In einem neuen Experiment testete ein Forscherteam um Robin Hare von der University of Western Australia in Crawley noch einmal verschiedene Parfüms, die Estratetraenol, Androstadienon oder ein Placebo enthielten. Die Probanden, 94 hetero- und homosexuelle Frauen und Männer, wurden zunächst gebeten, geschlechtsneutrale Gesichter, die zuvor am Computer zusammengesetzt worden waren, einem Geschlecht zuzuordnen. Im zweiten Schritt mussten die Teilnehmer menschliche Gesichter nach Attraktivität ordnen und angeben, ob sie der betreffenden Person einen Seitensprung zutrauten oder nicht.

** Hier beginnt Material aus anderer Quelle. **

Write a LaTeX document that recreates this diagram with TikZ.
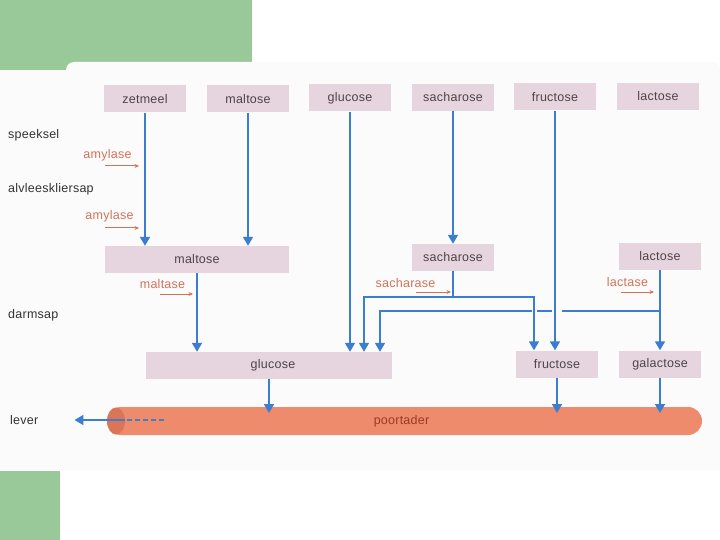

Wie Hare und seine Kollegen im Fachblatt »Royal Society Open Science« (DOI: 10.1098/rsos.160831) mitteilen, war weder Estratetraenol noch Androstadienon von irgendeinem Einfluss auf die getroffenen Entscheidungen der Probanden. Das Resümee der Forscher fiel diesmal vorsichtiger aus: »Sollte es menschliche Pheromome geben, gehören Estratetraenol und Androstadienon wahrscheinlich nicht dazu.«

Schon länger ist bekannt, dass der Mensch fünf funktionstüchtige Gene besitzt, die in der Riechschleimhaut Pheromonrezeptoren bilden. Doch gibt es überhaupt Stoffe, auf die diese Rezeptoren reagieren? Hanns Hatt vom Lehrstuhl für Zellbiologie der Ruhruniversität Bochum (RUB) hat einen solchen Stoff identifiziert: Hedion, ein synthetischer Duft mit einer Jasmin-Magnolien-Note. Hedion aktiviert im Gehirn einen Bereich des Hypothalamus, der unter anderem die Ausschüttung von Sexualhormonen steuert. Bei Frauen ist diese Aktivität übrigens stärker ausgeprägt als bei Männern. In einem nächsten Schritt wollen Hatt und seine Kollegen in Körpersekreten Geruchsmoleküle finden, die hedionähnlich sind und auf den Rezeptor wirken. »Damit könnten Menschen dann tatsächlich miteinander kommunizieren.«

Gleichsam als Vorgeschmack darauf hat die Universität Bochum im Jahr 2015 als erste Hochschule weltweit ein eigenes Parfüm herausgebracht. Es trägt die Bezeichnung »Knowledge by RUB« und duftet nach Zitrusfrüchten, Blumen und Holz, einer Mischung, die, so heißt es, der Entspannung und geistigen Fitness diene. Aber auch Hedion ist in dem Parfüm enthalten. Ob dieses nun tatsächlich wie ein Aphrodisiakum wirkt, wird derzeit von zahlreichen Anwendern getestet. Im Gegensatz zu anderen angeblich lustfördernden Parfüms (und so manchen Edeldüften) ist »Knowledge by RUB« nicht übermäßig teuer. Eine 50-Milliliter-Flasche kostet 29,50 Euro.